Envy the Watcher

A while ago, I stumbled across this video of somebody playing through the final level in Rez, one of my all time favorite games. Though it’s almost a half hour long, I actually watched the whole thing.

It’s a beautiful game. And though I’ve played it to death, I saw some things in this video that I hadn’t marked before.

Playing video games, it’s not unusual to have someone nearby watching the screen behind or next to you. At a certain age as a kid, most of my time in arcades was spent standing next to someone much taller than me, doing exactly this. Sometimes it was to take their measure, silently scoff at their inability to get past a point I could breeze through. Other times it was to observe a master or simply to learn how a certain game’s controls worked (Defender had so many buttons and Mortal Kombat was mesmerizing).

Ever since I’ve gotten back into gaming as an adult, this dynamic has persisted. My roommates at the time would sit in front of the TV with me as I played, utterly content to just watch me make my way through a game. And when they picked up the controllers themselves, I’d do the same, though twinges of impatience would seize me as they struggled through areas or with puzzles I could solve and surmount in no time at all.

Even with a game as simple as Rez (it’s a shooter on rails; you’re on a predetermined path and need to blast anything you see), there’s a lot going on.
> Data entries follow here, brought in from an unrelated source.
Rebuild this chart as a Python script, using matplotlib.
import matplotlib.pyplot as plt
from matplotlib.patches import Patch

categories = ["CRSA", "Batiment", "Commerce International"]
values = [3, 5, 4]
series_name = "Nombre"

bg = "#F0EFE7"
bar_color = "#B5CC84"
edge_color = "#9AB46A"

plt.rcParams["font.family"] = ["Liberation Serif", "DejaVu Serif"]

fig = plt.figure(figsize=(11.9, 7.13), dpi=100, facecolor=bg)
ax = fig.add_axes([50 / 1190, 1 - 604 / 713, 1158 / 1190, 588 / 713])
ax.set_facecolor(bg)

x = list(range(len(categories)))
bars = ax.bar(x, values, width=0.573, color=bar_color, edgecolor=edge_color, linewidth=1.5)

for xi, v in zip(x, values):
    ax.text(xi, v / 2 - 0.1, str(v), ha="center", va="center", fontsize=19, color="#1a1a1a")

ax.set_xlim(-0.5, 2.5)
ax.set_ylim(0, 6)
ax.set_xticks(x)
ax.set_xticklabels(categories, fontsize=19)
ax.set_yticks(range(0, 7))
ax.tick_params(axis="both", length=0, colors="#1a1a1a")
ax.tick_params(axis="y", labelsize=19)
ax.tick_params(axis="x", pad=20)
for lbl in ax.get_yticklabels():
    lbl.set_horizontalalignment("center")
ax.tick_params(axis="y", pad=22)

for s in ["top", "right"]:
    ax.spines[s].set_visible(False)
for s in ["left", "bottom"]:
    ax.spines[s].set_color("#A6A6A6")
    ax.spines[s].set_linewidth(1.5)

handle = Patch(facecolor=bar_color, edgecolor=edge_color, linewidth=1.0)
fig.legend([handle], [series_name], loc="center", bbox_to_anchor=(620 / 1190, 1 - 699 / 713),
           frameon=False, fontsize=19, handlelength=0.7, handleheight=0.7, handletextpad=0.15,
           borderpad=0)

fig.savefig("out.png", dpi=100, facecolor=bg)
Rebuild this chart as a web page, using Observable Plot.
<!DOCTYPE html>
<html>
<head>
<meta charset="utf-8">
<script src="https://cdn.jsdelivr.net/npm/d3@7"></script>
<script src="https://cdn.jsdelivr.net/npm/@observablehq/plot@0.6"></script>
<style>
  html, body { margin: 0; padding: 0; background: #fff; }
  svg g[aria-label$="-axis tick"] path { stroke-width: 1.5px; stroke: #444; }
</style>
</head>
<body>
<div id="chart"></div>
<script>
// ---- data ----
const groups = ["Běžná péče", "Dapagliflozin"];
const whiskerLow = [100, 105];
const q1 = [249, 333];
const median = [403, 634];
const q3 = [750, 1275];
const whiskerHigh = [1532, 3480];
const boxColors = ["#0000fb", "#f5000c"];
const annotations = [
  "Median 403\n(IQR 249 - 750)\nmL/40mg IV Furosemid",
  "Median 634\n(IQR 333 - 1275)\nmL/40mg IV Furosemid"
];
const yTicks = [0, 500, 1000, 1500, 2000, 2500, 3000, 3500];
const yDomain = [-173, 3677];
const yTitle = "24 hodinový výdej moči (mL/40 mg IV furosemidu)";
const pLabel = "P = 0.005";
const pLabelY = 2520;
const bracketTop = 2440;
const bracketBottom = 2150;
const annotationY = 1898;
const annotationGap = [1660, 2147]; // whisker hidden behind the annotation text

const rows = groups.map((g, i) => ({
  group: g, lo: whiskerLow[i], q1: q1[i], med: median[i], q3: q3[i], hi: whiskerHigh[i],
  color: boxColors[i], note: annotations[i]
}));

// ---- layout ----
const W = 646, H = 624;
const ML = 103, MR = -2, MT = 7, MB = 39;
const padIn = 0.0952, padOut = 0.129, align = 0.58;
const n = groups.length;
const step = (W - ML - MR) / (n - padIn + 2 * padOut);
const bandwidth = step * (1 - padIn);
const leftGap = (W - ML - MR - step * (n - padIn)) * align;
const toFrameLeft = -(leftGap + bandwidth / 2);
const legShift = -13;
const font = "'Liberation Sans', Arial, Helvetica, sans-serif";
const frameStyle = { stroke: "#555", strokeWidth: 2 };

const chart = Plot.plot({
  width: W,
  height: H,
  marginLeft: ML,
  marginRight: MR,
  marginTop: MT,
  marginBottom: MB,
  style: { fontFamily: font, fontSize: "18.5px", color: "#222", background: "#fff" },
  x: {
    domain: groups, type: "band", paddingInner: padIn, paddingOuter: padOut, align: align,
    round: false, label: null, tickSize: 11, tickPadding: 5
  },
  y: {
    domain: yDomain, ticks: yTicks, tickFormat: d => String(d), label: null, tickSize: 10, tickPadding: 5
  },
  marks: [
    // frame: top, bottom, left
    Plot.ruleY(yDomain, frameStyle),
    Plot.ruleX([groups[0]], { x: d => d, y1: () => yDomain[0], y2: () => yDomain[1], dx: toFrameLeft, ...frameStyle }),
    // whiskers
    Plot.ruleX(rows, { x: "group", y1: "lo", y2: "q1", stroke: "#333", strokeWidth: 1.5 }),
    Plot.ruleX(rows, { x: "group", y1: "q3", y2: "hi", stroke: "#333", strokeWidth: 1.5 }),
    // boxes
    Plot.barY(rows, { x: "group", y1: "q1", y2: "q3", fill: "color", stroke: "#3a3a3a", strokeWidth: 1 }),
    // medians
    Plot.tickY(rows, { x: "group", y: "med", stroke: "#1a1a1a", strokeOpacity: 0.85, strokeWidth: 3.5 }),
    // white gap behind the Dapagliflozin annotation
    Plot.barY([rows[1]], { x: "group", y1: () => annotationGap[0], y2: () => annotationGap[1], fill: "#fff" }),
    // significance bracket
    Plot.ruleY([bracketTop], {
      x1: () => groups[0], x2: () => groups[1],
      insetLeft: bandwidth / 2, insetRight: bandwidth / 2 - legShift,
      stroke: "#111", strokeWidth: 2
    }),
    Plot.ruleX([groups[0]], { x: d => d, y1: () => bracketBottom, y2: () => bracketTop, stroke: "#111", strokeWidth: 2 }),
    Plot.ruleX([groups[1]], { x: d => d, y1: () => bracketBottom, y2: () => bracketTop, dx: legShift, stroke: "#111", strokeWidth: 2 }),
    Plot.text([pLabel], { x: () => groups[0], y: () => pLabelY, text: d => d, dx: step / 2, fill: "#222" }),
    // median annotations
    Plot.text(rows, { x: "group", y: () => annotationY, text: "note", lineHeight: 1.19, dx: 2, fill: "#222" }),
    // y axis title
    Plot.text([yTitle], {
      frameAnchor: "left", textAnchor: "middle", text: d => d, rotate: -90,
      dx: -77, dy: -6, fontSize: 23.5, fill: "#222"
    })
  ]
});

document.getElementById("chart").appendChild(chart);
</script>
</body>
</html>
Just watch the video. Flourishes and flash, to be sure, ornaments hung on really straightforward gameplay. But trippy, pretty, cool.

It’s a totally different experience of the game to just watch it. Something I’ve come to mourn. Yeah, I’ve played it, evangelized it even. Given it pride of place in my heart as further affirmation of this hobby of mine. But interacting with it as a passive viewer, unmindful of enemy patterns, life bars or how to take down the current boss, this was something I hadn’t really done in all the time I’ve owned it. A whole layer of the game was unfolding before me, making me wish I had the faculties to engage titles on multiple levels.

Some games lend themselves to this more than others. I actually can’t watch K play certain games: his frustrations too easily became mine. Or I find myself shocked that others aren’t possessed with that certain intuition I take for granted: always knowing where I am in a game, which buttons to press and when to time certain actions.

Katamari Damacy is definitely a “watcher game”, for its sheer weirdness and all of the little exclamations objects emit when picked up. When K and I lent a convalescent friend the game, he talked about how he would play and his boyfriend would just watch and crack up. No interest in trying it out himself. He derived as much entertainment, perhaps even more, by observing the gentle mayhem being wreaked on screen.

I know what he means.


1 Comment »

  1. Steve Chisnall said

    I have this game on my Dreamcast and I love it. One game that is not on any consoles but is just as fun as Rez is the PC/Mac game Tranquility. It’s shareware but MORE than worth the price. I bought it to help take my mind off the pain while recovering from surgery. I think that I actually got by on less painkiller thanks to the game. It’s very meditative and has a LOT of elements similar to those of Rez. Also, you should read Game Girl Advance’s article about the PS2 version of Rez.